Donna Pashley grabbed her bag from the Atlantic City International Airport conveyor and rolled it out the door toward a cab.
She had traveled from Mount Dora, Florida, to see her family in Egg Harbor Township. She was visiting them for Thanksgiving and then going on a vacation after the holidays.
She said she saw many families in the airport who were traveling up from Florida to see their families in South Jersey.
“It’s really crazy, but I think it’s awesome that families stick together, and everybody looks forward to it. You can feel the hype in the airport: it’s crazy but it’s fun,” Pashley said.
And expenses to see family during the holidays?
“I don’t even think about it,” she said.
Angela and Scott Royal had traveled from Brooksville, Florida, and were making their third trip to see family in South Jersey.
“My sister lives up here, and we try to alternate so she comes down or I come up here,” Angela Royal said.
Whether you’re heading down the street to your brother’s or traveling across the country to your parents’ home, it seems that all of America heads somewhere for Thanksgiving.
And we’re traveling more than in recent years, both nationally and in New Jersey.
An estimated 50.9 million Americans will travel 50 miles or more over the four-day weekend, the most since 2005, according to AAA’s annual forecast.
In New Jersey, AAA projects more than 1.3 million people will journey 50 miles or more from home during the Thanksgiving holiday weekend, up 3.5 percent from 2016 and the largest projected number of travelers since 2007.

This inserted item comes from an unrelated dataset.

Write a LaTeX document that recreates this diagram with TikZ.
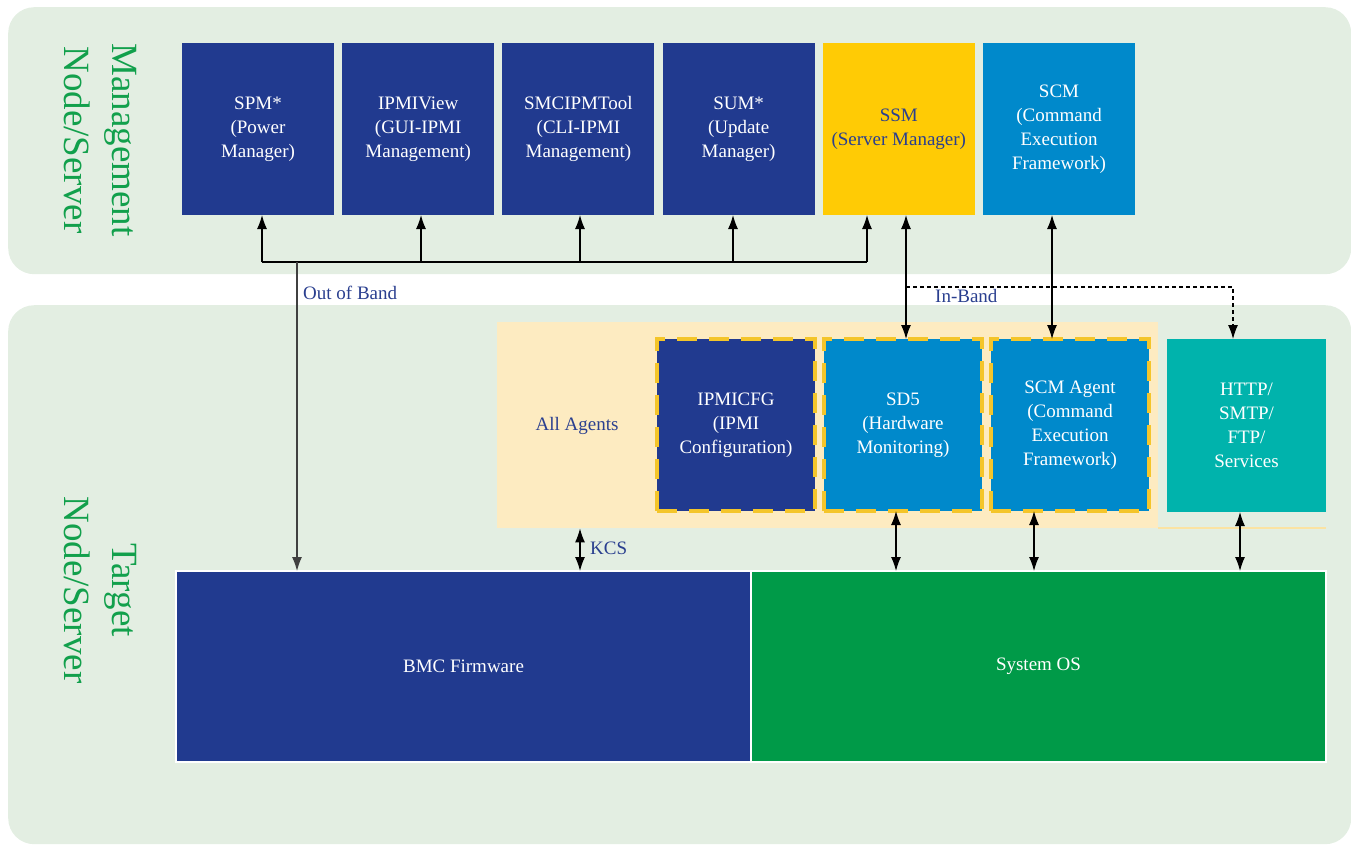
\documentclass[tikz,border=0pt]{standalone}
\usepackage{fontspec}
\setmainfont{Liberation Serif}
\usetikzlibrary{arrows.meta, positioning}
\definecolor{panelgreen}{HTML}{E3EEE2}
\definecolor{navy}{HTML}{213A8F}
\definecolor{skyblue}{HTML}{0089CB}
\definecolor{ssmyellow}{HTML}{FFCB05}
\definecolor{tealbox}{HTML}{00B3AC}
\definecolor{osgreen}{HTML}{009A48}
\definecolor{agentbg}{HTML}{FDEBC1}
\definecolor{dashyellow}{HTML}{F4C52A}
\definecolor{labelblue}{HTML}{2A3F8F}
\definecolor{sidegreen}{HTML}{12A04C}
\newcommand{\boxfont}{\rmfamily\fontsize{19pt}{24pt}\selectfont}
\tikzset{
  panel/.style={
    rectangle,
    rounded corners=26pt,
    fill=panelgreen,
    anchor=north west,
    inner sep=0pt
  },
  toolbox/.style={
    rectangle,
    fill=navy,
    text=white,
    align=center,
    minimum width=152pt,
    minimum height=172pt,
    inner sep=0pt,
    outer sep=0pt,
    font=\boxfont
  },
  agentbox/.style={
    rectangle,
    fill=navy,
    text=white,
    draw=dashyellow,
    line width=4.5pt,
    dash pattern=on 20pt off 12pt,
    align=center,
    minimum width=158pt,
    minimum height=172pt,
    inner sep=0pt,
    outer sep=0pt,
    font=\boxfont
  },
  basebox/.style={
    rectangle,
    draw=white,
    line width=1.5pt,
    text=white,
    minimum width=575pt,
    minimum height=191pt,
    inner sep=0pt,
    outer sep=0pt,
    font=\boxfont
  },
  sidelabel/.style={text=sidegreen, align=center, rotate=-90, font=\rmfamily\fontsize{37pt}{48pt}\selectfont},
  note/.style={text=labelblue, font=\boxfont, anchor=west, inner sep=0pt},
  line/.style={line width=1.2pt},
  arrow/.style={-{Latex[length=14pt, width=10pt]}, line width=1.2pt},
  dblarrow/.style={{Latex[length=14pt, width=10pt]}-{Latex[length=14pt, width=10pt]}, line width=1.2pt},
  dasharrow/.style={-{Latex[length=14pt, width=10pt]}, line width=1.2pt, dash pattern=on 4pt off 3pt}
}
\begin{document}
\begin{tikzpicture}[x=1pt, y=-1pt]
\useasboundingbox (0,0) rectangle (1351,844);
% background panels
\node[panel, minimum width=1343pt, minimum height=267pt] (mgmt) at (8,7) {};
\node[panel, minimum width=1343pt, minimum height=539pt] (target) at (8,305) {};
\node[sidelabel] (mgmtlbl) at (100,140) {Management\\Node/Server};
\node[sidelabel] (targetlbl) at (100,590) {Target\\Node/Server};

% management tools
\node[toolbox, anchor=north west] (spm) at (182,43) {SPM*\\(Power\\Manager)};
\node[toolbox, right=8.2pt of spm] (ipmiview) {IPMIView\\(GUI-IPMI\\Management)};
\node[toolbox, right=8.2pt of ipmiview] (smcipmtool) {SMCIPMTool\\(CLI-IPMI\\Management)};
\node[toolbox, right=8.2pt of smcipmtool] (sum) {SUM*\\(Update\\Manager)};
\node[toolbox, right=8.2pt of sum, fill=ssmyellow, text=labelblue] (ssm) {SSM\\(Server Manager)};
\node[toolbox, right=8.2pt of ssm, fill=skyblue] (scm) {SCM\\(Command\\Execution\\Framework)};

% agents on the target
\node[rectangle, fill=agentbg, anchor=north west, minimum width=661pt, minimum height=206pt, inner sep=0pt] (allagents) at (497,322) {};
\draw[agentbg!80!dashyellow, line width=2pt] (allagents.south east) -- ++(168,0);
\node[note, anchor=center] (agentlbl) at (577,426) {All Agents};
\node[agentbox, anchor=north west] (ipmicfg) at (657,339) {IPMICFG\\(IPMI\\Configuration)};
\node[agentbox, right=9pt of ipmicfg, fill=skyblue] (sd5) {SD5\\(Hardware\\Monitoring)};
\node[agentbox, right=9pt of sd5, fill=skyblue] (scmagent) {SCM Agent\\(Command\\Execution\\Framework)};
\node[toolbox, anchor=north west, fill=tealbox, minimum width=159pt, minimum height=173pt] (http) at (1167,339) {HTTP/\\SMTP/\\FTP/\\Services};

% firmware and os
\node[basebox, anchor=north west, fill=navy] (bmc) at (176,571) {BMC Firmware};
\node[basebox, right=0pt of bmc, fill=osgreen] (os) {System OS};

% out of band
\coordinate (bus1) at (262,262);
\coordinate (bus2) at (421,262);
\coordinate (bus3) at (580,262);
\coordinate (bus4) at (733,262);
\coordinate (bus5) at (867,262);
\coordinate (oob) at (297,262);
\draw[line] (bus1) -- (bus5);
\draw[arrow] (bus1) -- (bus1 |- spm.south);
\draw[arrow] (bus2) -- (bus2 |- ipmiview.south);
\draw[arrow] (bus3) -- (bus3 |- smcipmtool.south);
\draw[arrow] (bus4) -- (bus4 |- sum.south);
\draw[arrow] (bus5) -- (bus5 |- ssm.south);
\draw[arrow, draw=black!75] (oob) -- (oob |- bmc.north);
\node[note] (ooblbl) at (303,293) {Out of Band};

% in band
\coordinate (inband) at (906,287);
\coordinate (httpin) at (1233,287);
\coordinate (scmline) at (1052,287);
\draw[dblarrow] (ssm.south -| inband) -- (sd5.north -| inband);
\draw[dblarrow] (scm.south -| scmline) -- (scmagent.north -| scmline);
\draw[dasharrow] (inband) -- (httpin) -- (httpin |- http.north);
\node[note] (inbandlbl) at (935,296) {In-Band};

% links down to firmware and os
\coordinate (kcs) at (580,548);
\coordinate (sd5link) at (896,548);
\coordinate (scmlink) at (1034,548);
\coordinate (httplink) at (1240,548);
\draw[dblarrow] (allagents.south -| kcs) -- (bmc.north -| kcs);
\node[note] (kcslbl) at (590,548) {KCS};
\draw[dblarrow] (sd5.south -| sd5link) -- (os.north -| sd5link);
\draw[dblarrow] (scmagent.south -| scmlink) -- (os.north -| scmlink);
\draw[dblarrow] (http.south -| httplink) -- (os.north -| httplink);
\end{tikzpicture}
\end{document}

For both New Jersey and across the country, the Thanksgiving weekend is expected to be the busiest for the holiday in 10 years.
“A strong economy and labor market are generating rising incomes, driving up the confidence in consumers who are more willing to spend on travel this year,” Tracy Noble, spokesperson for AAA Mid-Atlantic, said in a release.
The forecast also said drivers nationally will pay the highest Thanksgiving gas prices since 2014. Still, about 45 million will hit the roads for Thanksgiving, with more than 1 million traveling by car in New Jersey.
There is also expected to be a slight increase in trains, bus and cruise travel (1 percent). New Jersey will see about 30,621 travelers use such modes, the 0.2 percent increase a bit smaller than across the country.
Lisa Torbic, senior public information officer for New Jersey Transit, said holiday public transportation travel tends not to be about volume of customers as much as the travel times.
“On the workday before a major holiday, NJ Transit customers may shift their travel pattern to the early afternoon, when employers may let workers out early. So the appearance is that there is a higher volume riding the system, but customers have simply adjusted their travel patterns and are traveling earlier than usual,” she said.
There will be about a 5.4 percent increase from those who traveled by air last year in New Jersey, with 110,624 planning to fly.
Mark Amorosi, communications manager for the South Jersey Transportation Authority, said Atlantic City International Airport projects an 11 percent increase in seat capacity for the Thanksgiving travel week compared to the same week last year. The increase is the result of the airline using larger planes, but the airport does anticipate an increase in air travelers this year.
For its Wednesday weather, South Jersey should expect a showery morning to give way to plenty of sunshine, according to Press meteorologist Joe Martucci. Rain showers will ride up the Atlantic Coast and clip southeast New Jersey starting during the pre-dawn hours Wednesday. No flooding issues are expected, and it should not be enough to cause airline delays. Showers will end sometime during the late morning, with sunshine showing up in the afternoon. High temperatures will be seasonable, in the mid-50s.